Wednesday, March 30, 2005

Anyone know where I can find a groin massage nurse?…..

Or maybe where I could buy a pair of those rupture trousers – the ones that used to be advertised next to the x-ray specs and army surplus parachutes in the Saturday Papers of yesteryear…..

I’m suffering. Really, really suffering.

I can hardly sit down – and when I am sat down, I can’t get up. Whilst all you lot were enjoying the Easter break – I was shovelling up 12 ton of stone chippings in my Brother in Law’s drive……. 12 bloody ton!

Shovelling them up, placing them in old plastic builder’s bags – lifting them into the boot of my car, driving to our house and spreading the stone back on our drive.

And isn’t it amazing, when you’re working as hard as God on the very first day, huffin’ and a puffin’, sweating bricks and dribbling from most orifices, isn’t it so bloody amazing just how many people stand there and gawp. Stand there and say "What yer doin’?"….. Stand there and don’t say, "D’ya want any help then mate?"…..

A crowd gathered – jeez don’t they have anything else to do on an Easter Bank Holiday than watch to see if a grumpy old sod will collapse into a blizzard of stone chippings from a massive coronary? Maybe they’re taking bets – a sort of ‘heart attack sweep’ And if I did collapse – not with a packed in ticker, but the far more likely ‘acute groinal failure’, would someone in the crowd shout…. Is there a ‘Rupture Trouser Tailor’ or ‘Groin Massage Nurse’ in the drive?

Easter egg count……
After much ado – and several recounts, Alfie’s total Easter Egg Cornucopia stands at bugger all.

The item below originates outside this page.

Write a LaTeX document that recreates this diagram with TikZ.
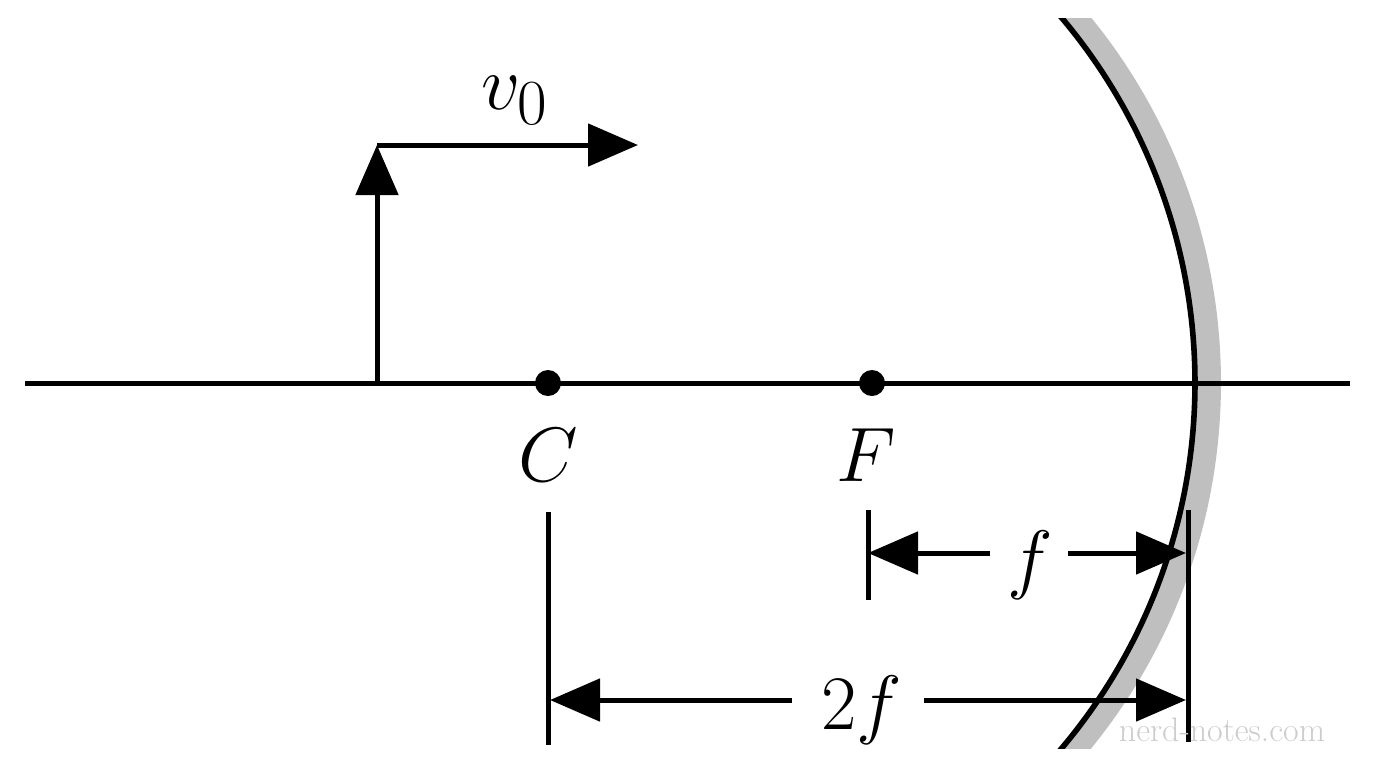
\documentclass[tikz,border=0pt]{standalone}
\usetikzlibrary{arrows.meta}
\usepackage{graphicx}
\begin{document}
\begin{tikzpicture}[x=0.5pt,y=-0.5pt,
  ln/.style={line width=2.5pt},
  tip/.style={-{Triangle[length=25pt,width=21pt]}},
  lbl/.style={inner sep=0pt},
  dot/.style={circle,fill,inner sep=0pt,minimum size=13pt}]
\useasboundingbox (0,0) rectangle (1376,768);
% mirror
\begin{scope}
\clip (900,18) rectangle (1300,748);
\draw[gray!50,line width=12pt] (642,383) ++(-42:567) arc[start angle=-42,end angle=42,radius=567];
\draw[ln,line width=2.8pt] (628,383) ++(-42:567) arc[start angle=-42,end angle=42,radius=567];
\end{scope}
% axis
\coordinate (L) at (25,383); \coordinate (R) at (1350,383);
\draw[ln] (L) -- (R);
\node[dot] (C) at (548,383) {};
\node[dot] (F) at (872,383) {};
\node[lbl] (Cl) at (548,455) {\scalebox{1.55}{\Huge $C$}};
\node[lbl] (Fl) at (866,455) {\scalebox{1.55}{\Huge $F$}};
% object
\coordinate (O) at (377,383); \coordinate (T) at (377,145); \coordinate (V) at (638,145);
\draw[ln,tip] (O) -- (T);
\draw[ln,tip] (T) -- (V);
\node[lbl] (v) at (515,100) {\scalebox{1.55}{\Huge $v_0$}};
% dimensions
\coordinate (f1) at (868,510); \coordinate (f2) at (868,600);
\coordinate (m1) at (1188,510); \coordinate (m2) at (1188,742);
\coordinate (c1) at (548,512); \coordinate (c2) at (548,745);
\draw[ln] (f1) -- (f2); \draw[ln] (m1) -- (m2); \draw[ln] (c1) -- (c2);
\node[lbl] (fl) at (1030,565) {\scalebox{1.55}{\Huge $f$}};
\coordinate (fa) at (990,553); \coordinate (fb) at (1068,553);
\draw[ln,tip] (fa) -- (868,553);
\draw[ln,tip] (fb) -- (1186,553);
\node[lbl] (tf) at (862,710) {\scalebox{1.55}{\Huge $2f$}};
\coordinate (ta) at (792,700); \coordinate (tb) at (924,700);
\draw[ln,tip] (ta) -- (550,700);
\draw[ln,tip] (tb) -- (1186,700);
\node[text=gray!40,font=\fontsize{17}{18}\selectfont] (w) at (1222,730) {nerd-notes.com};
\end{tikzpicture}
\end{document}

That’s right, absolutely none, nil, zippo, zilcherooney, nuffin….. a totally ‘choccy and interesting board game on the back for hours of fun’ free zone. Looks like I’ll have to beat the kids up for theirs again then….


Oh God….

Down in the smoke tomorrow – at the Lloyds Building to be precise…… I’m already feeling fairly depressed about it.

5 comments:

Red Fred said...

No no, Alfie don't bother with Sexy Sadie....
It's quite simple. You (a) tie the children up and play 'Sounds of the Sixties' until they beg for mercy and give you all their Easter Eggs.
(b) Tie the children up and threaten to trash their Internet connection until they beg for mercy and give you all their Easter Eggs.

Problem sorted eh? I got some knuckle dusters yer can borrow if (a) and (b) don't work. Yep.

Elspeth said...

I think a heat pack will work, I do know a good massuse, Im seeing her on Saturday, she might be a tad far for you though... but you can call in for a cuppa on your way, but bring your own t-bags aussie tea is piss weak!

Anonymous said...

Lloyds Building eh?

I went there once. The lifts are fab. All glass and on the outside.

You could show your arse in it.

It's becoming quite a fashion round here.

Jennytc said...

You think you're bad - I have backache from lifting and playing with my 18 month old grandson on Monday! Mindd you, Keith and I did get a very nice Thornton's egg from my younger daughter - it even had our names on!